▶ [Problem statement]:
Extract, unchanged, every line from the top of the material below through the line with "annotations = []", and no more.

▶ [Stored data]:
[Begin]

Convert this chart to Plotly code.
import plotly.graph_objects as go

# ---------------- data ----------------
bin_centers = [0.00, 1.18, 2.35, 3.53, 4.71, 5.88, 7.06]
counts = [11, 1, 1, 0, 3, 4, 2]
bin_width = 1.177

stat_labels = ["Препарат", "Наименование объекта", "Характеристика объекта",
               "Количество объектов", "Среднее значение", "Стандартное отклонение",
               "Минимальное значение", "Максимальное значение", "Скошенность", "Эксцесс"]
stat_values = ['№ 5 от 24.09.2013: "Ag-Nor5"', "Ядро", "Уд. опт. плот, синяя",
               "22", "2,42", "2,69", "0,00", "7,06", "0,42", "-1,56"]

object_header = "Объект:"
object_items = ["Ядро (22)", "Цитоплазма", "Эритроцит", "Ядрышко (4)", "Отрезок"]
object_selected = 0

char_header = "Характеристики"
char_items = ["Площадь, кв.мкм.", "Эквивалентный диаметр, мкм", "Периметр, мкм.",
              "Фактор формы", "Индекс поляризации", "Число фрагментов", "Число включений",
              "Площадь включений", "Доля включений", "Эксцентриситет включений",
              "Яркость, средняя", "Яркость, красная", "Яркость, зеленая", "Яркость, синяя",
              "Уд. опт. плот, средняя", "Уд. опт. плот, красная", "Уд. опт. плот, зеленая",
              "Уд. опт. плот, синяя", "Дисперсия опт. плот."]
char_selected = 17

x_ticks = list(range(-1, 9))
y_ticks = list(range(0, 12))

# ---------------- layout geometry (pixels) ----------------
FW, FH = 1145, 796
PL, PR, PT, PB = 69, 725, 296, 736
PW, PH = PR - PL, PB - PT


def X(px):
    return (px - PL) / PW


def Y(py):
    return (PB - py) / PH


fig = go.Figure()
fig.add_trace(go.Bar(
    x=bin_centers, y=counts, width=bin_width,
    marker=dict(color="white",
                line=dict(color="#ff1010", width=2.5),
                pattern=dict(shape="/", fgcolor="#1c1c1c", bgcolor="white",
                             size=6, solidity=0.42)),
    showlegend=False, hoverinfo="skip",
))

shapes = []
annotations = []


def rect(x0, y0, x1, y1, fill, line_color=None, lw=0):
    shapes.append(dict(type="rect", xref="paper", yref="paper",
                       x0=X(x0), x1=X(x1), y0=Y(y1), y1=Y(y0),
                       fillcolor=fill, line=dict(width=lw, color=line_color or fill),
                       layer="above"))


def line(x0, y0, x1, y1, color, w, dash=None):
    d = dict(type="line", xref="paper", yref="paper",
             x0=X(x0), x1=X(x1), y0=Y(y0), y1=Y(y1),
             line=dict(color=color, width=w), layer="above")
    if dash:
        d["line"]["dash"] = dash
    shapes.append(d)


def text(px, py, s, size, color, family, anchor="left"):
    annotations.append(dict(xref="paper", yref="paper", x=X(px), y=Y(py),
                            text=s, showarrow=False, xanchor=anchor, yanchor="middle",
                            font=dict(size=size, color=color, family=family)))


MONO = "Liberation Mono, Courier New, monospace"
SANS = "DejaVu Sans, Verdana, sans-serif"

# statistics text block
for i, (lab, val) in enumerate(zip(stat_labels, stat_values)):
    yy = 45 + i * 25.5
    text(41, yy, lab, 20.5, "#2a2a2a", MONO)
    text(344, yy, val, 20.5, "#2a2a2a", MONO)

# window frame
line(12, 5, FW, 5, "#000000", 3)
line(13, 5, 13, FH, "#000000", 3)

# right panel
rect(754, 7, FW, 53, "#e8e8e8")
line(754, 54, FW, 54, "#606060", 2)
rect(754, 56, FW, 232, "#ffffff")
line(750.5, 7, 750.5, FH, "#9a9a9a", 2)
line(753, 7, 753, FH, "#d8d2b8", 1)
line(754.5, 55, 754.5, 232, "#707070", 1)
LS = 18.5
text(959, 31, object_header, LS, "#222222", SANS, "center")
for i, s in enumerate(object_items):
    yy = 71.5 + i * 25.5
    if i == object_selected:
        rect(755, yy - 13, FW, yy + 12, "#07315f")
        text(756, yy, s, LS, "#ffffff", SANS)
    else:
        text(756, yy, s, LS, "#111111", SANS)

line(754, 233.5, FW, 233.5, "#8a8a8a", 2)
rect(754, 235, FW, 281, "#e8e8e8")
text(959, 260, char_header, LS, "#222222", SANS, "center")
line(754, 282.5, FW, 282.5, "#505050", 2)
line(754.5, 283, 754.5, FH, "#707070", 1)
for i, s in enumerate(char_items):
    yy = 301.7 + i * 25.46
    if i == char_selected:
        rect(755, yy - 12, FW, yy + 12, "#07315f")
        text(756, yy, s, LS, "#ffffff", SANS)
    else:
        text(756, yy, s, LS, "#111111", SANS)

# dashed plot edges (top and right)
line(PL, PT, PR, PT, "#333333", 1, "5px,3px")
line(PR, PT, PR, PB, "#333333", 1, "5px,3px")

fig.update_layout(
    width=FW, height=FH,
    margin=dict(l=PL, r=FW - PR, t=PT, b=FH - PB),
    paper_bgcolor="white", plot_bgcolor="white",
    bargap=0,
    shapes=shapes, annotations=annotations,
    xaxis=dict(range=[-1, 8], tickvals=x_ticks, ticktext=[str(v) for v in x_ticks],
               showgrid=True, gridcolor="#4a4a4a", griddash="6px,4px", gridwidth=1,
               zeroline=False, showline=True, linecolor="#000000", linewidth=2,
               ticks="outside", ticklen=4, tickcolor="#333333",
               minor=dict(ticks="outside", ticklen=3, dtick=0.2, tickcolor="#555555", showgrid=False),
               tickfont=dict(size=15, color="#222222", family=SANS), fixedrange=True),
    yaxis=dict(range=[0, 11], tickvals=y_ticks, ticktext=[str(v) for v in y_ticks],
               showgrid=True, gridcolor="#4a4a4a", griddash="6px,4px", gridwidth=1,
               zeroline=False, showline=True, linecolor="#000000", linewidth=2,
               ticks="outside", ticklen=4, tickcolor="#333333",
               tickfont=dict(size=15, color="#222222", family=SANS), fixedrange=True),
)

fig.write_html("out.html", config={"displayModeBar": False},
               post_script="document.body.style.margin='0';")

[End]

▶ [Result for this exercise]:
Convert this chart to Plotly code.
import plotly.graph_objects as go

# ---------------- data ----------------
bin_centers = [0.00, 1.18, 2.35, 3.53, 4.71, 5.88, 7.06]
counts = [11, 1, 1, 0, 3, 4, 2]
bin_width = 1.177

stat_labels = ["Препарат", "Наименование объекта", "Характеристика объекта",
               "Количество объектов", "Среднее значение", "Стандартное отклонение",
               "Минимальное значение", "Максимальное значение", "Скошенность", "Эксцесс"]
stat_values = ['№ 5 от 24.09.2013: "Ag-Nor5"', "Ядро", "Уд. опт. плот, синяя",
               "22", "2,42", "2,69", "0,00", "7,06", "0,42", "-1,56"]

object_header = "Объект:"
object_items = ["Ядро (22)", "Цитоплазма", "Эритроцит", "Ядрышко (4)", "Отрезок"]
object_selected = 0

char_header = "Характеристики"
char_items = ["Площадь, кв.мкм.", "Эквивалентный диаметр, мкм", "Периметр, мкм.",
              "Фактор формы", "Индекс поляризации", "Число фрагментов", "Число включений",
              "Площадь включений", "Доля включений", "Эксцентриситет включений",
              "Яркость, средняя", "Яркость, красная", "Яркость, зеленая", "Яркость, синяя",
              "Уд. опт. плот, средняя", "Уд. опт. плот, красная", "Уд. опт. плот, зеленая",
              "Уд. опт. плот, синяя", "Дисперсия опт. плот."]
char_selected = 17

x_ticks = list(range(-1, 9))
y_ticks = list(range(0, 12))

# ---------------- layout geometry (pixels) ----------------
FW, FH = 1145, 796
PL, PR, PT, PB = 69, 725, 296, 736
PW, PH = PR - PL, PB - PT


def X(px):
    return (px - PL) / PW


def Y(py):
    return (PB - py) / PH


fig = go.Figure()
fig.add_trace(go.Bar(
    x=bin_centers, y=counts, width=bin_width,
    marker=dict(color="white",
                line=dict(color="#ff1010", width=2.5),
                pattern=dict(shape="/", fgcolor="#1c1c1c", bgcolor="white",
                             size=6, solidity=0.42)),
    showlegend=False, hoverinfo="skip",
))

shapes = []
annotations = []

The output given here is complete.